積水ハウスは、株価バリュエーションで見ると、とても割安に見えます。予想PER(株価収益率)8.3倍、PBR(株価純資産倍率)0.89倍まで売り込まれています。これは、住宅業界の利益がピークアウトすると思われていることが原因です。

 アパート建設は、歴史的な低金利で一時大きく伸びましたが、既にピークアウトしつつあります。相続税引き上げで、相続対策としてのアパート建設が一時増えましたが、それも一巡しました。全国に空き家が増加し、アパートが供給過剰になることが懸念されています。そうした中、最近、無理にアパートを売ろうと不正融資や押し込み販売をやっていたという不祥事も出ています。こうした環境ですので、住宅関連株は今、投資家に人気がありません。

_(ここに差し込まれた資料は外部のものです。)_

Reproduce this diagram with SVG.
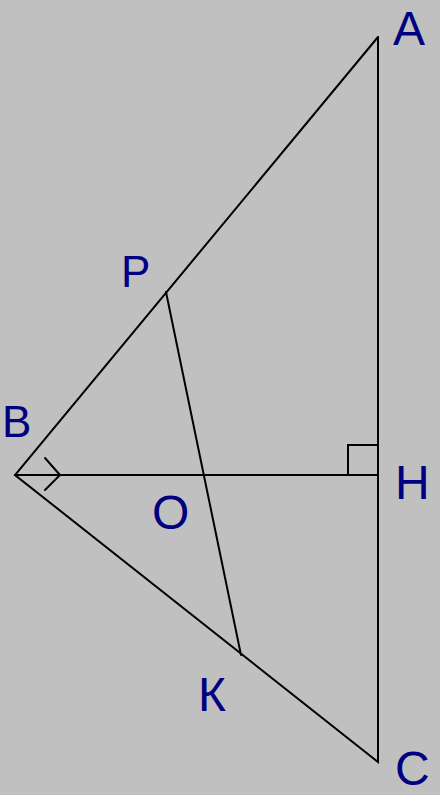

 積水ハウスの営業利益は前期(2018年1月期)に過去最高を更新していますが、今期(2019年1月期)は、5%の営業減益を予想しています。同社が開示している受注(全部門合計)は、今期、2018年2月から11月までの累計で、前年同期比3%減です。来期以降も、業績は伸び悩むことが予想されます。

 ただし、私が注目するのは、積水ハウスの株価が過度な悲観を織り込んで、割安に売り込まれていると考えられることです。

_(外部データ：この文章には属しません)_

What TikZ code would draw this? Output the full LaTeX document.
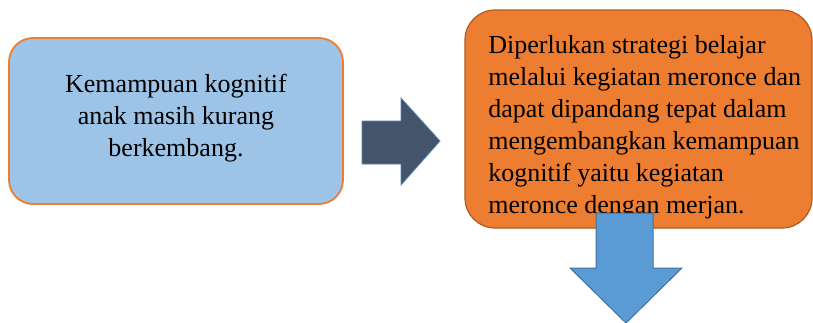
\documentclass[tikz,border=0pt]{standalone}
\usepackage{fontspec}
\setmainfont{Liberation Serif}
\definecolor{lblue}{HTML}{9DC3E6}
\definecolor{orng}{HTML}{ED7D31}
\definecolor{orngdk}{HTML}{AE5A21}
\definecolor{slate}{HTML}{44546A}
\definecolor{mblue}{HTML}{5B9BD5}
\definecolor{mbluedk}{HTML}{41719C}
\tikzset{
  boxtext/.style={inner sep=0pt, font=\fontsize{13}{16}\selectfont, text=black},
}
\begin{document}
\begin{tikzpicture}[x=0.5pt,y=-0.5pt]
\useasboundingbox (0,0) rectangle (813,322);
% left box
\draw[fill=lblue, draw=orng, line width=0.9pt, rounded corners=12pt] (9,38) rectangle (343,204);
\node[boxtext, align=center] (left) at (176,118) {Kemampuan kognitif\\anak masih kurang\\berkembang.};
% right arrow
\draw[fill=slate, draw=mblue!70!slate, line width=0.4pt]
  (362,121) -- (401,121) -- (401,98) -- (440,141) -- (401,185) -- (401,164) -- (362,164) -- cycle;
% right box
\draw[fill=orng, draw=orngdk, line width=0.6pt, rounded corners=15pt] (465,10) rectangle (812,228);
\node[boxtext, align=left, anchor=north west] (right) at (488,35) {Diperlukan strategi belajar\\melalui kegiatan meronce dan\\dapat dipandang tepat dalam\\mengembangkan kemampuan\\kognitif yaitu kegiatan\\meronce dengan merjan.};
% down arrow
\draw[fill=mblue, draw=mbluedk, line width=0.5pt]
  (596,213) -- (653,213) -- (653,268) -- (682,268) -- (626,323) -- (570,268) -- (596,268) -- cycle;
\end{tikzpicture}
\end{document}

 積水ハウスは、過去に何度も住宅ブームとブーム終焉を経験しています。その経験から、経営を安定化させるために、住宅建設だけに依存した経営体質を改善中です。

 ストック型ビジネス(リフォーム事業・不動産フィー事業)、国際ビジネス(オーストラリア・中国・米国・シンガポール)など、経営の多角化に取り組み中です。取り組みは道半ばですが、過去に比べると、収益力は安定的になりつつあると評価しています。